First published: December 28, 2016, 3:42 PM IST | Updated: 3 mins ago
A villager shows his new Rs 2000 currency note in Beawar. (Image: PTI)
Chennai: The Centre should withdraw the new Rs 2,000 and Rs 500 notes over a period of time to cut down on cash in the economy, according to former Union Revenue Secretary, M.R Sivaraman.
“The cash-to-GDP ratio of 13 percent is certainly not right. All these years nobody said anything against the RBI on the cash economy in the country,” Sivaraman, who also served as Executive Director of the IMF, told IANS.
Sivaraman said the central government should make it clear that the new higher denomination notes of Rs 2,000 and Rs 500 would be withdrawn, aimed at bringing the cash-to-GDP ratio to 7 percent in three years.

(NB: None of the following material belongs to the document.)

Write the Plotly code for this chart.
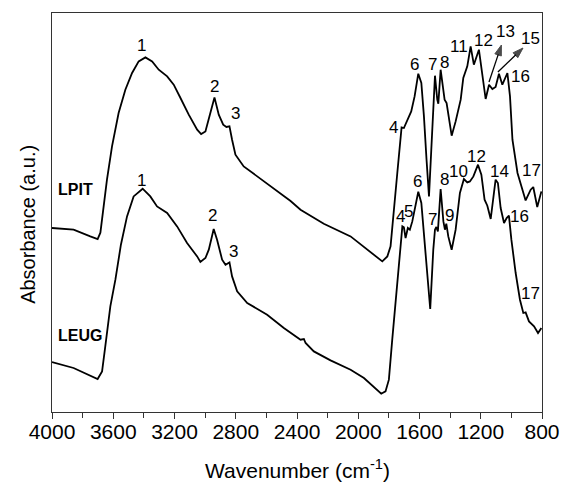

Agreeing that there has been a failure in the smooth implementation of the demonetisation of 500/1,000-rupee notes, Sivaraman said at least now the Centre should take some proactive and open steps and take state governments into confidence.
According to him, all payments by and to the central government should be by way of cheque or other means and not by cash. Similarly, all public sector undertakings should go cashless.
“Supply of cash to rural areas should be increased while cash supply in urban areas should be contracted. People in urban areas have alternate modes for financial transactions like credit/debit cards, mobile payments, and others,” Sivaraman said.
“The government should tell people that it is working towards the cash-to-GDP ratio of seven percent. The people should also be informed that the new 500- and 2,000-rupee notes would be withdrawn and only 100-rupee note and other lower denomination would exist,” Sivaraman said.
According to him, the plan of action should be made known to the public.